You can get pretty much anything over the internet these days.
Remember when someone bid £40,000 for a bag of air from a Kanye West show? Or that one time Justin Timberlake left behind two slices of French toast after a radio interview in New York — and the DJ sold it to an NSYNC fan for nearly £800?
But the world can be better than that. Indeed, it already is: A Deliveroo-esque service in Rwanda and Kenya called Kasha delivers tampons and contraceptives to women in need.
Kasha is a "femtech" startup that launched in 2016 to provide a mobile store for women in Africa to confidentially order health and hygiene products like condoms, tampons, emergency contraception, and HIV tests.
It began in Rwanda before expanding to Kenya, offering affordable options across socioeconomic boundaries. Everything can be ordered via an app on a smartphone — or, in lieu of that, an offline text service.
The Telegraph reported that all deliveries are discreet, often dispatched by moped, or an agent from the company in more remote regions. The startup now has more than 20,000 customers — and a team of 75 "Kasha ladies" who build up trust in rural communities to teach people how the service works.
No country in East Africa has a higher contraception rate than Kenya’s 55%, while in Rwanda, 49% of married women use contraception, according to a 2018 report from the United Nations Population Fund (UNFPA) — far higher than the 33% average for 16 to 49-year-olds across the whole continent.
A closer look at Kenya tells an even bigger story: 5,322,000 women used modern contraception in 2017, meaning that the country avoided 5,000 maternal deaths, 438,000 unsafe abortions, and 1,472,000 unwanted pregnancies.
With improving technology comes even better access — and by the end of last year Kasha had delivered its 100,000th order. Order by order, customer by customer, the startup is slowly breaking down stigma around contraception and menstrual products, especially as it educates local women on why these products are so important.
“Around the world women are not going to clinics — it’s such a big deal to go in and ask for things like contraceptives and menstrual products,” co-founder Joanna Bichsel told the Telegraph. “We want to change the way women, especially in developing countries, are able to access health products.”

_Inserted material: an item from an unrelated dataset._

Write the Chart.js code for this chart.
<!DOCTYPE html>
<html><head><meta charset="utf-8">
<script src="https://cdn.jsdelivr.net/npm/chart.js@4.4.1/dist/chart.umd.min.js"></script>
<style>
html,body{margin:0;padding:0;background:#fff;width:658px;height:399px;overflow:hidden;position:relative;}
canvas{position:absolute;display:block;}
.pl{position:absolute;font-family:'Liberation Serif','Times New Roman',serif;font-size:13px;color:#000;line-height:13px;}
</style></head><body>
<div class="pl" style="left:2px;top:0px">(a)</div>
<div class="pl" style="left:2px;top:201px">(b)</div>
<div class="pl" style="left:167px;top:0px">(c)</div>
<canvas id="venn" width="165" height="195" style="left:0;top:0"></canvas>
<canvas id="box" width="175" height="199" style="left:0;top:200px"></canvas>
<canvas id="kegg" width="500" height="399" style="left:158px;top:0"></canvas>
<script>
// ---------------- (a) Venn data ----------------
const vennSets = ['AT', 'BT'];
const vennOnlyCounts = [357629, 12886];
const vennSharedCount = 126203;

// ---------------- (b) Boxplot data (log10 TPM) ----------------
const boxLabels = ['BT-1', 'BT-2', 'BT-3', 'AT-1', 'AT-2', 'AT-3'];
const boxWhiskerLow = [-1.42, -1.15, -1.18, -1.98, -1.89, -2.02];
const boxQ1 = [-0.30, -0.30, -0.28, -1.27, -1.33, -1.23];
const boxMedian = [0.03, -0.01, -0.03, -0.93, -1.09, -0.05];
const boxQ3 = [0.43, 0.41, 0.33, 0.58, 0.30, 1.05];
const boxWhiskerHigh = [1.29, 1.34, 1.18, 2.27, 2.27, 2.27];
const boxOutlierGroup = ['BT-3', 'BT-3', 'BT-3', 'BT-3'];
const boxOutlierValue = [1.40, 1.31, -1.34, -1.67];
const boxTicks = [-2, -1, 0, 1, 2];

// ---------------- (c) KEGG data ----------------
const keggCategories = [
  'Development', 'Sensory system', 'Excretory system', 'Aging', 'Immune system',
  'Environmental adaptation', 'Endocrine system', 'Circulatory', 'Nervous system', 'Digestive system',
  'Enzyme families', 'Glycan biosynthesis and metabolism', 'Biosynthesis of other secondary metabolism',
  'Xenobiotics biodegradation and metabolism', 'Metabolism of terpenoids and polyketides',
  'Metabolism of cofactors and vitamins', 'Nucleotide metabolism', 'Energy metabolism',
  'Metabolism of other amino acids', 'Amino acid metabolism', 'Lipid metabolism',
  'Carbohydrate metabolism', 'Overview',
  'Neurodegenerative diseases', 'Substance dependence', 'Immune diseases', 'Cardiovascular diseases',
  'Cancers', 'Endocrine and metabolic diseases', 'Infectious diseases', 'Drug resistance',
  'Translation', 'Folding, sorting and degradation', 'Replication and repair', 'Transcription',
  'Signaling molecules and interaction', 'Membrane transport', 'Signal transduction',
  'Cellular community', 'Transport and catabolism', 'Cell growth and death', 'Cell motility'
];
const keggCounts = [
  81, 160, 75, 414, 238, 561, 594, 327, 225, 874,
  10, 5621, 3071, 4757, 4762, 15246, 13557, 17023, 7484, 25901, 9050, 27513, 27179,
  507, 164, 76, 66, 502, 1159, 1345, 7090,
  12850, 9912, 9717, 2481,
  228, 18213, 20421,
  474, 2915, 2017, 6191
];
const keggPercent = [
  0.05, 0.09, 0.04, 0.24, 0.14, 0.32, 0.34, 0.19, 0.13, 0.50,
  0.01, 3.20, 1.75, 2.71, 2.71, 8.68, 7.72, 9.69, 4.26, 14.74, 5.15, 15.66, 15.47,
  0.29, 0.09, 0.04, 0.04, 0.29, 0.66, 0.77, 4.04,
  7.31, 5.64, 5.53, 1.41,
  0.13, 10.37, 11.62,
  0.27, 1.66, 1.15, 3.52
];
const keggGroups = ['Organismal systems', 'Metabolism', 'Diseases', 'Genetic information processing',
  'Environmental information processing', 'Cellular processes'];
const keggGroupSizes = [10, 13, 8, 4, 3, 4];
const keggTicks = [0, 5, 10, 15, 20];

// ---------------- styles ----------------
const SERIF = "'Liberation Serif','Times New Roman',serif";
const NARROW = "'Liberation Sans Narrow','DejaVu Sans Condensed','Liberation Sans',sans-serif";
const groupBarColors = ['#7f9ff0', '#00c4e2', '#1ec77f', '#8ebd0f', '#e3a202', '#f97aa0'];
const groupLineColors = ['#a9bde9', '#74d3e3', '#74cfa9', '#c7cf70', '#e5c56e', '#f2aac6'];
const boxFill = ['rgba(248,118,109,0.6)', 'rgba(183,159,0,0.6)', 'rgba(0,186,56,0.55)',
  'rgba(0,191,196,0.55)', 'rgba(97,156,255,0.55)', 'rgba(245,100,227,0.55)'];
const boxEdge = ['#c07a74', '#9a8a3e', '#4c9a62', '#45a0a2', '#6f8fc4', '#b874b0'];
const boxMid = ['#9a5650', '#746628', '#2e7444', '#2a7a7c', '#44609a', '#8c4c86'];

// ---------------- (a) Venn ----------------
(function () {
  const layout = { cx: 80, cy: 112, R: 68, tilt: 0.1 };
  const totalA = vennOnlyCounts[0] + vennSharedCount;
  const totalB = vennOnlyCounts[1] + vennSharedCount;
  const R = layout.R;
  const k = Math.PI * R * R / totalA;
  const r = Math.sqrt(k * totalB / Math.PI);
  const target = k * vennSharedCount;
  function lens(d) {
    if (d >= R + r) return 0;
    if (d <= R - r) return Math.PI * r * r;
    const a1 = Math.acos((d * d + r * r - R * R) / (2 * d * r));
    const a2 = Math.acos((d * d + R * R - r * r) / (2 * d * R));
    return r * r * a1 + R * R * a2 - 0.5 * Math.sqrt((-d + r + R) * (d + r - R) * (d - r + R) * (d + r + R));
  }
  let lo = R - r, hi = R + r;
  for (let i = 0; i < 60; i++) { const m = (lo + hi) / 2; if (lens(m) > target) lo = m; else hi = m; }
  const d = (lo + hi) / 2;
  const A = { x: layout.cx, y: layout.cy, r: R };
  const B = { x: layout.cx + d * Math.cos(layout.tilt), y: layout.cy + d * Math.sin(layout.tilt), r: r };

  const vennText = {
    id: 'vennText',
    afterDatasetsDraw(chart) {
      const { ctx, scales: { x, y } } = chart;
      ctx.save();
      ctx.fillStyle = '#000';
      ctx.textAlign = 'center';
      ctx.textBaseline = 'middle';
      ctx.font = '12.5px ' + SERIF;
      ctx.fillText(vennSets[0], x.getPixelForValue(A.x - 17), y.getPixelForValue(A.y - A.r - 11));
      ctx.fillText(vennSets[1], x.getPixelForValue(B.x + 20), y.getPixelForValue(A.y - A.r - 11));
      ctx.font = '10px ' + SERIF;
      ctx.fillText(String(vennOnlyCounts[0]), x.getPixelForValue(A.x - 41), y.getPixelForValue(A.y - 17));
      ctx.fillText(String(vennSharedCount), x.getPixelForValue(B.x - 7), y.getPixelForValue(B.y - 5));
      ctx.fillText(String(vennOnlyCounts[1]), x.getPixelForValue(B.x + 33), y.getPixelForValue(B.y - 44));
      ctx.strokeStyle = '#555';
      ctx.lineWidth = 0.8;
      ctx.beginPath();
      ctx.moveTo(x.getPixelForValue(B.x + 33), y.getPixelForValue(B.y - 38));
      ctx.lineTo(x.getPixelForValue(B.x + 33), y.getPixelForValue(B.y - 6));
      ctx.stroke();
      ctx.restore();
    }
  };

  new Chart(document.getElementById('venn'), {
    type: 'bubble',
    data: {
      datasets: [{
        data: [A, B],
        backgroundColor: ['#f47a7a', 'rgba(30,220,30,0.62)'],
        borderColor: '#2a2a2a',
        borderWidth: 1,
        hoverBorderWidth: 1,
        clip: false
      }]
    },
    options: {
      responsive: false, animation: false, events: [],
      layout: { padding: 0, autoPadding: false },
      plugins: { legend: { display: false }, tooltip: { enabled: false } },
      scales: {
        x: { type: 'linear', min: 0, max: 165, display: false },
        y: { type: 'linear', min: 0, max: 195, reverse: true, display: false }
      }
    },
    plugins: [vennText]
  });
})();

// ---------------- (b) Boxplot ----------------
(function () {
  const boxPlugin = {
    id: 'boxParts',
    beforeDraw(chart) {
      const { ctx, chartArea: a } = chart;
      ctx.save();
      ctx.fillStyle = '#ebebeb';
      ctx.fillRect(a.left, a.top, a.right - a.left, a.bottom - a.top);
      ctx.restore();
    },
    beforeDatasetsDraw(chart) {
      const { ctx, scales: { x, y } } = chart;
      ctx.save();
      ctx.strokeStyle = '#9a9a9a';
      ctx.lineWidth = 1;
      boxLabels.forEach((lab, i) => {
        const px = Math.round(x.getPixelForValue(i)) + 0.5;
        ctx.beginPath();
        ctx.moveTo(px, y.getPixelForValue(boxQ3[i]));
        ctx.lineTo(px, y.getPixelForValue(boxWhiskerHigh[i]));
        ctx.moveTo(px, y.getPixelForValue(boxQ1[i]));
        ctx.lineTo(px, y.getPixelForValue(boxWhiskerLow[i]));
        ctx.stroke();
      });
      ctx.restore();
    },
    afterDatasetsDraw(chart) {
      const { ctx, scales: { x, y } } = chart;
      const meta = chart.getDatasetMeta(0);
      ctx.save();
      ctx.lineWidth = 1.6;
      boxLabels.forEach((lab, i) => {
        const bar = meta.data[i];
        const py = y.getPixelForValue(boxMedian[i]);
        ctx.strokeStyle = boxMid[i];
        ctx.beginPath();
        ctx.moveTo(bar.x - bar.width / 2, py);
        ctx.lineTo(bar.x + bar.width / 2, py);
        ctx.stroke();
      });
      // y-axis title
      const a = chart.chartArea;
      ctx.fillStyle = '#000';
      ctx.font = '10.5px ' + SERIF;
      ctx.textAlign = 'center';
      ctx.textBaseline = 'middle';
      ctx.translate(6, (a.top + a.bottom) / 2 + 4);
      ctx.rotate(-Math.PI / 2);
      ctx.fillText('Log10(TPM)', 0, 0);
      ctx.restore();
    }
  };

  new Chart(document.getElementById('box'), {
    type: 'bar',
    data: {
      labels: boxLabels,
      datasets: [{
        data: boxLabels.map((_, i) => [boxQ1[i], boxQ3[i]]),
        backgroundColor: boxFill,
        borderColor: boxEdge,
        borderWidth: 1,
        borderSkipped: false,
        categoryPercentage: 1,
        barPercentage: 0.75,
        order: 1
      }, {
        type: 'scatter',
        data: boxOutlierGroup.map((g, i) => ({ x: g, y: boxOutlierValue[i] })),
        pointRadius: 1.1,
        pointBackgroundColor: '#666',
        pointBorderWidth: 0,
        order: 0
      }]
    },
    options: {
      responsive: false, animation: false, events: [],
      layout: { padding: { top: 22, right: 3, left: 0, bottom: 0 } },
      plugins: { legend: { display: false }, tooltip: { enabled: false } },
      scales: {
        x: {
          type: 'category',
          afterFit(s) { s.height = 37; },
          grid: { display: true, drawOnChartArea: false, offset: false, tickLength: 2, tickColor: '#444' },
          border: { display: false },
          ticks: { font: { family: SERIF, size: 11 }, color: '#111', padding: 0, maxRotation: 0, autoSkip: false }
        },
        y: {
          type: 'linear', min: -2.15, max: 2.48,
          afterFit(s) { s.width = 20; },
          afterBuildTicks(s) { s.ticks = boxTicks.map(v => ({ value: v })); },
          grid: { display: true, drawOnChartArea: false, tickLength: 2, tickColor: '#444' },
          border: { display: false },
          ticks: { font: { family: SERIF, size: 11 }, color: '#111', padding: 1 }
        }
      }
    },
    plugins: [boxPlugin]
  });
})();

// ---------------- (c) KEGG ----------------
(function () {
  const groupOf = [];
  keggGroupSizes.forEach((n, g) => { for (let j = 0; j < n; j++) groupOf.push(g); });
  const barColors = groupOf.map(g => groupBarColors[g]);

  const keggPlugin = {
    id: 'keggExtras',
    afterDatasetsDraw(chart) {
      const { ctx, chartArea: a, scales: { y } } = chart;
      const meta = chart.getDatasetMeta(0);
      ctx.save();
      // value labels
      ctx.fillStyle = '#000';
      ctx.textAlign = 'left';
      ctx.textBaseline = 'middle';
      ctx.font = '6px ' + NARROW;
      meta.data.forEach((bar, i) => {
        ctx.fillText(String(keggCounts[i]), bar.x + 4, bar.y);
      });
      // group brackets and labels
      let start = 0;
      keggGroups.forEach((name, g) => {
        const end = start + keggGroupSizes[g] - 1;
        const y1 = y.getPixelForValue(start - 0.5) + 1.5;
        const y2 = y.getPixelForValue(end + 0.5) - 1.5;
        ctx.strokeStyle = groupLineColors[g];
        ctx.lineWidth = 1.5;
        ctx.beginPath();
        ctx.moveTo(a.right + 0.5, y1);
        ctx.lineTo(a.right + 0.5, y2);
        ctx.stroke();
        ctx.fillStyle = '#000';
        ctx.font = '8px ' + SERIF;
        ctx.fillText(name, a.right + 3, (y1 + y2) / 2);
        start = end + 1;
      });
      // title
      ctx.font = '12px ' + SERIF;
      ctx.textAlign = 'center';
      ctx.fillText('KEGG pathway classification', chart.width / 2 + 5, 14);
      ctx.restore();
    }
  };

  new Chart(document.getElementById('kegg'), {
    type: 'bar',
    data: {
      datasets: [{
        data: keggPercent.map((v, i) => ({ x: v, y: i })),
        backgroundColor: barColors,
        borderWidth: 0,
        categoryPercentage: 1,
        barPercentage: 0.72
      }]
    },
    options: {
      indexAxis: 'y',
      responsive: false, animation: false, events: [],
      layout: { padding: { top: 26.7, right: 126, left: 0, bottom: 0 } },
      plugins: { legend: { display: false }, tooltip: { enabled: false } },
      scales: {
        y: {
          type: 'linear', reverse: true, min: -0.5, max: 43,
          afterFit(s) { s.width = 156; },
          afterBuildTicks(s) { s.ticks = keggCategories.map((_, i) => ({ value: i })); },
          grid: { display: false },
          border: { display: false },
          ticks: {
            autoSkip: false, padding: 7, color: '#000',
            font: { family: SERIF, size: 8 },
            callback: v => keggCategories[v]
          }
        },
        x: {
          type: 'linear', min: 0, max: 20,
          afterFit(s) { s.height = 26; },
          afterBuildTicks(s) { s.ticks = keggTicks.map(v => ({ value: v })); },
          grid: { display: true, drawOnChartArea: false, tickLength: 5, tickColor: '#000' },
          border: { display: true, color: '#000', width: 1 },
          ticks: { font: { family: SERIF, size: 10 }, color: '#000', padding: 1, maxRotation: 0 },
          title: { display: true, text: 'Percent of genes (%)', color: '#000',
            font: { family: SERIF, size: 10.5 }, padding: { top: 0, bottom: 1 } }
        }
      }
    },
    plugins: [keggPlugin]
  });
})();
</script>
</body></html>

“There was absolutely a gap in technology serving women and women’s needs,” she added. “We have an e-commerce model, but we have chosen to optimise for women and underserved consumers."
Amidst all this, Britain has actually played a vital part.
The UK’s Department for International Development (DfID) helped kickstart Kasha as part of the “Transform” programme it launched in partnership with international personal care company Unilever in 2015.
Britain spends 0.7% of its gross national income (GNI) on UK aid — the budget used to help the 736 million people around the world who live in extreme poverty. In 2017, that equated to just over £14 billion.
DfID and Unilever’s £40 million partnership aims to support innovative projects that help low-income families in developing countries and drive progress towards achieving the Sustainable Development Goals (SDGs) — a series of 17 objectives all geared towards ending extreme poverty by 2030.
“We serve women across segments, from low-income women in rural communities to executive women in offices,” Dianne Dusaidi, Rwanda country director, told the Telegraph. “We’ve actually been surprised with how popular we’ve been with rural areas — we thought Kasha might just appeal to the middle classes.”
“The majority of our agents are widows, single mothers, or breadwinners,” added Malyse Uwase, Kasha’s regional health and impact manager. “We look for women who are motivated and trusted in their community, who can talk through products and help people through the ordering process. They’re the face of Kasha.”